:: WHAT YOU SHOULD DO ::
Exactly reproduce the lines that run from the one containing "Convert this chart" through the one containing "ax.add_patch(PathPatch(tr.transform_path(tp), color=RED, lw=0))", ends included, with no pictures.

begin ENTRIES SUPPLIED

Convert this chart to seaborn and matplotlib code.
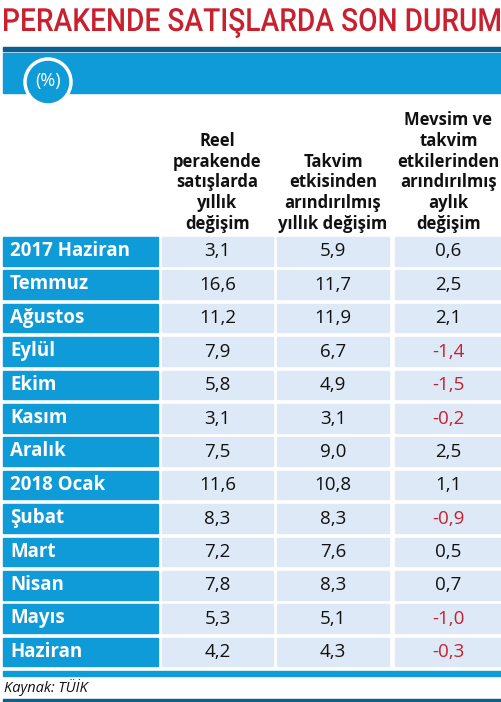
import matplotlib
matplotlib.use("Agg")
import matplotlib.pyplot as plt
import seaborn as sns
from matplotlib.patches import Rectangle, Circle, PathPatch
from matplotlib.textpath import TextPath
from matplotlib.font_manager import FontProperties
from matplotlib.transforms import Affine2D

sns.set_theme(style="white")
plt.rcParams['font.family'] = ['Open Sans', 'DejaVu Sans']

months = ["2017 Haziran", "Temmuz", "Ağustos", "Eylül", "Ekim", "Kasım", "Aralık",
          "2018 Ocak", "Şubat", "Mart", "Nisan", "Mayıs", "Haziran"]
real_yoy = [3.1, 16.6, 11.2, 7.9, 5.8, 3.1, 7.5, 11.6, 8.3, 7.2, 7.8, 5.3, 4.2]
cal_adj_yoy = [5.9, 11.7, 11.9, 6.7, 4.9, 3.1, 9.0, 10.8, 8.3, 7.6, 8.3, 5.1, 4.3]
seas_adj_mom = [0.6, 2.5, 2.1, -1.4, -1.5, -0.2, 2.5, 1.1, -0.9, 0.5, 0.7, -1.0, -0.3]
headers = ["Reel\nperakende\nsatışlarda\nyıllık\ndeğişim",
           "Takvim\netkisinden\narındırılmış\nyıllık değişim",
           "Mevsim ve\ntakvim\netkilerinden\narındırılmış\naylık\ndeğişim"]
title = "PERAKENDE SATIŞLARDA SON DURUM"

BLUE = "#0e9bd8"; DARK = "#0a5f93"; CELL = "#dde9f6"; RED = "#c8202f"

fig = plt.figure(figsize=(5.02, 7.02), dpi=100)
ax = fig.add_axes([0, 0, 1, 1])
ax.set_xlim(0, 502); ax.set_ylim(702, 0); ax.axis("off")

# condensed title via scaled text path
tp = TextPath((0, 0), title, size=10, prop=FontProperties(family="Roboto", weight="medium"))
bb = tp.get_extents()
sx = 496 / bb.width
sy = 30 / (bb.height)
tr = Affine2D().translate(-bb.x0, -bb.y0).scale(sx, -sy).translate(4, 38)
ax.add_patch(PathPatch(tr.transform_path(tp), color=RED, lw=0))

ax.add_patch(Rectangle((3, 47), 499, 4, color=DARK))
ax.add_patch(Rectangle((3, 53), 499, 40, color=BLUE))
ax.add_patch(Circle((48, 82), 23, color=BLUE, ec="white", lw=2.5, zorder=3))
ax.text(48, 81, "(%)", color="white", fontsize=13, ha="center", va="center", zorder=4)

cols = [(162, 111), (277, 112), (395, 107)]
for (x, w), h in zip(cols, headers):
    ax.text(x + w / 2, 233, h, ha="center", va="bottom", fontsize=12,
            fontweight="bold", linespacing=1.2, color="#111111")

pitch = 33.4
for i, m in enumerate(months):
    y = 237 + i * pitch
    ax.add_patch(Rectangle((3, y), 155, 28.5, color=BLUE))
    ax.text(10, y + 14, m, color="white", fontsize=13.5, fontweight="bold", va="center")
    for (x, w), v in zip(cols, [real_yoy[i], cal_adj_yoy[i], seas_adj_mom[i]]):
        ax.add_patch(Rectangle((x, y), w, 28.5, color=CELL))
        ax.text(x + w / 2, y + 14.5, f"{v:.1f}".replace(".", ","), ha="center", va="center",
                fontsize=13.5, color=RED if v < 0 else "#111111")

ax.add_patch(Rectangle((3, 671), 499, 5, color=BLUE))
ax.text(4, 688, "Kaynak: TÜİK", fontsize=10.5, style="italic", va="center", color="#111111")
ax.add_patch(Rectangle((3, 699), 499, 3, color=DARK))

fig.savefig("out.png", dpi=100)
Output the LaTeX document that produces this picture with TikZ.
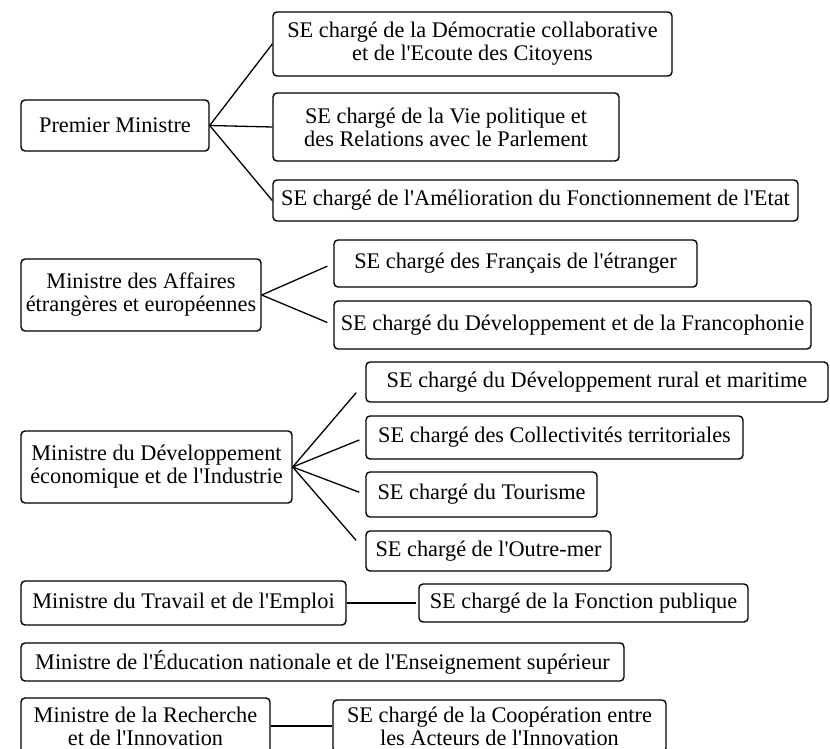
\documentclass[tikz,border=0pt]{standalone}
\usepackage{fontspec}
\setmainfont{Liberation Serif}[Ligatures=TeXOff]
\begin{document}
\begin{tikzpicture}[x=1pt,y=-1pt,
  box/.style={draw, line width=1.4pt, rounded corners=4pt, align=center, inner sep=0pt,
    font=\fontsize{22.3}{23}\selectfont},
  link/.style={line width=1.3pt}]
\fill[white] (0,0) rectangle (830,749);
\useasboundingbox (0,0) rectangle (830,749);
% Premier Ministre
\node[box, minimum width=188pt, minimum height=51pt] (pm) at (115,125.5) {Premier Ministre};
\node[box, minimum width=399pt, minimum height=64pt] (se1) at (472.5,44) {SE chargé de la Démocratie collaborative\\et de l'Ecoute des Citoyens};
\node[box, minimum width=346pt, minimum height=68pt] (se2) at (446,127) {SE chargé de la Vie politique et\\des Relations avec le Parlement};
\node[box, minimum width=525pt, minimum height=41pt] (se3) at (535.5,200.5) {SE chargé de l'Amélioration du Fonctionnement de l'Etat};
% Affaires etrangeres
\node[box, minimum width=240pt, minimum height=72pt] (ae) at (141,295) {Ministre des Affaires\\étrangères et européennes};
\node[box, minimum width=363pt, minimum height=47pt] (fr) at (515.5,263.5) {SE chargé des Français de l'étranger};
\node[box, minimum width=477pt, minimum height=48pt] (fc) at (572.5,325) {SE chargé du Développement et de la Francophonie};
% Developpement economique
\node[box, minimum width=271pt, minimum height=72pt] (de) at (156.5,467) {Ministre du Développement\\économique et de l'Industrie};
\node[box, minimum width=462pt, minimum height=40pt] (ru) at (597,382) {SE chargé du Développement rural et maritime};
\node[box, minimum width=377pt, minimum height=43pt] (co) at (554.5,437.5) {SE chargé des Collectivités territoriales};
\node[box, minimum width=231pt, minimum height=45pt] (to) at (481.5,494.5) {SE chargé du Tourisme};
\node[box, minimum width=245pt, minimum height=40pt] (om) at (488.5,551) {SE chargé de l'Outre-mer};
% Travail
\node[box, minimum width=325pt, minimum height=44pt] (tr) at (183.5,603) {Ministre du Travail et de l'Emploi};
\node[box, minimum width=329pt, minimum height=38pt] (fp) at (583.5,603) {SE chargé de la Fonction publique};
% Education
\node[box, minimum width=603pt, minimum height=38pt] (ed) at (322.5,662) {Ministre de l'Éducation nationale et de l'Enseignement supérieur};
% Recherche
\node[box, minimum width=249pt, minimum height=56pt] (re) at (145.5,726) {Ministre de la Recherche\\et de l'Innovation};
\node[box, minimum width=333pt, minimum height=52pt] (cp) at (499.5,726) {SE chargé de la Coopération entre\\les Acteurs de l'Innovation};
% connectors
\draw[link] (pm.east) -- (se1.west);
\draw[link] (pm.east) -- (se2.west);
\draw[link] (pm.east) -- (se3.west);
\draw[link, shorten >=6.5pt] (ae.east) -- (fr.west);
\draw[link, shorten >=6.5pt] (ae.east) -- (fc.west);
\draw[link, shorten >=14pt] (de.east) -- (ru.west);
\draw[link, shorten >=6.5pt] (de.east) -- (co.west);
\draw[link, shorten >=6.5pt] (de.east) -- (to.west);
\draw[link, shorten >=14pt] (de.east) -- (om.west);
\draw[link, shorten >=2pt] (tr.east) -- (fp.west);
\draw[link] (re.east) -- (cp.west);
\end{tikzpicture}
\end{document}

end ENTRIES SUPPLIED
begin ENTRIES SUPPLIED

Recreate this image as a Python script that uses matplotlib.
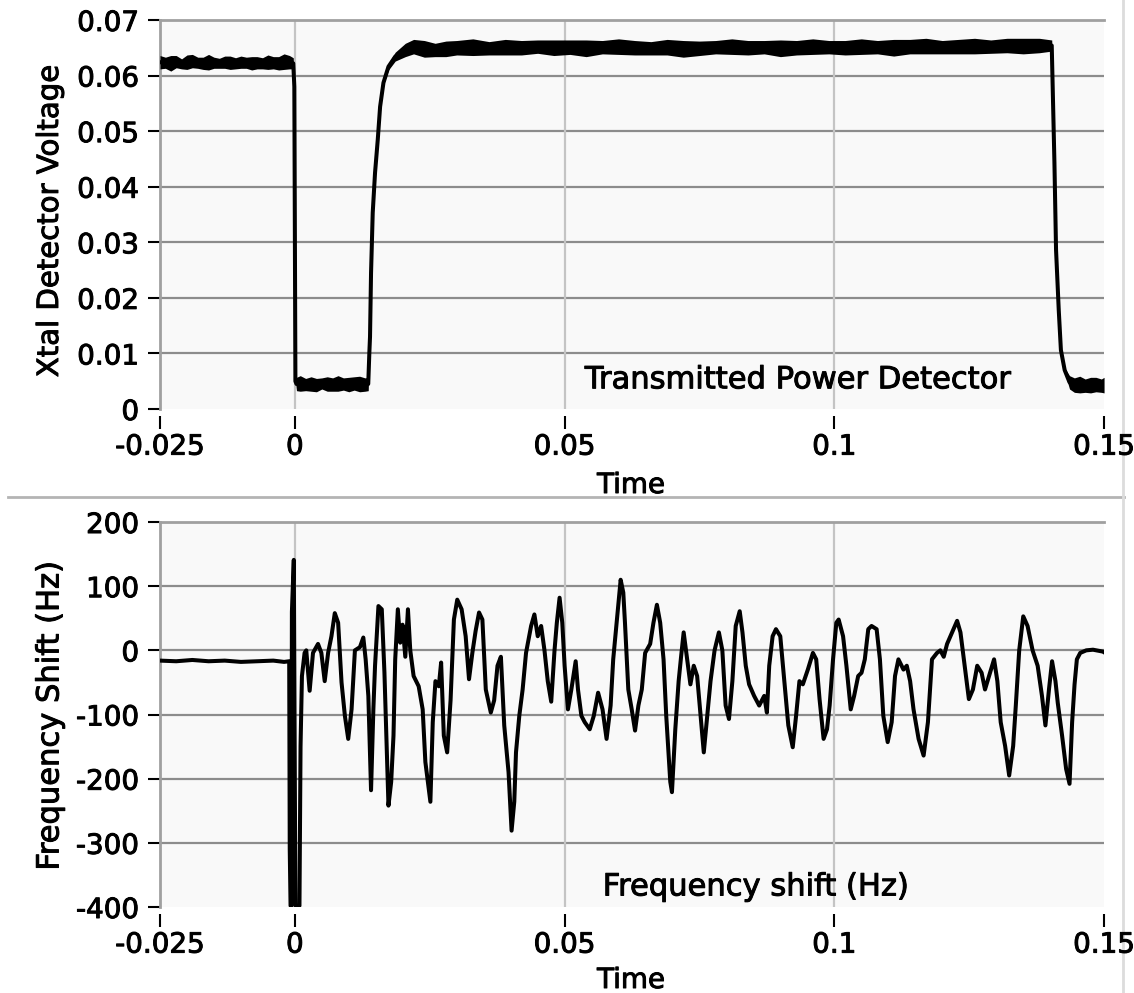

end ENTRIES SUPPLIED

:: WRITTEN REPLY ::
Convert this chart to seaborn and matplotlib code.
import matplotlib
matplotlib.use("Agg")
import matplotlib.pyplot as plt
import seaborn as sns
from matplotlib.patches import Rectangle, Circle, PathPatch
from matplotlib.textpath import TextPath
from matplotlib.font_manager import FontProperties
from matplotlib.transforms import Affine2D

sns.set_theme(style="white")
plt.rcParams['font.family'] = ['Open Sans', 'DejaVu Sans']

months = ["2017 Haziran", "Temmuz", "Ağustos", "Eylül", "Ekim", "Kasım", "Aralık",
          "2018 Ocak", "Şubat", "Mart", "Nisan", "Mayıs", "Haziran"]
real_yoy = [3.1, 16.6, 11.2, 7.9, 5.8, 3.1, 7.5, 11.6, 8.3, 7.2, 7.8, 5.3, 4.2]
cal_adj_yoy = [5.9, 11.7, 11.9, 6.7, 4.9, 3.1, 9.0, 10.8, 8.3, 7.6, 8.3, 5.1, 4.3]
seas_adj_mom = [0.6, 2.5, 2.1, -1.4, -1.5, -0.2, 2.5, 1.1, -0.9, 0.5, 0.7, -1.0, -0.3]
headers = ["Reel\nperakende\nsatışlarda\nyıllık\ndeğişim",
           "Takvim\netkisinden\narındırılmış\nyıllık değişim",
           "Mevsim ve\ntakvim\netkilerinden\narındırılmış\naylık\ndeğişim"]
title = "PERAKENDE SATIŞLARDA SON DURUM"

BLUE = "#0e9bd8"; DARK = "#0a5f93"; CELL = "#dde9f6"; RED = "#c8202f"

fig = plt.figure(figsize=(5.02, 7.02), dpi=100)
ax = fig.add_axes([0, 0, 1, 1])
ax.set_xlim(0, 502); ax.set_ylim(702, 0); ax.axis("off")

# condensed title via scaled text path
tp = TextPath((0, 0), title, size=10, prop=FontProperties(family="Roboto", weight="medium"))
bb = tp.get_extents()
sx = 496 / bb.width
sy = 30 / (bb.height)
tr = Affine2D().translate(-bb.x0, -bb.y0).scale(sx, -sy).translate(4, 38)
ax.add_patch(PathPatch(tr.transform_path(tp), color=RED, lw=0))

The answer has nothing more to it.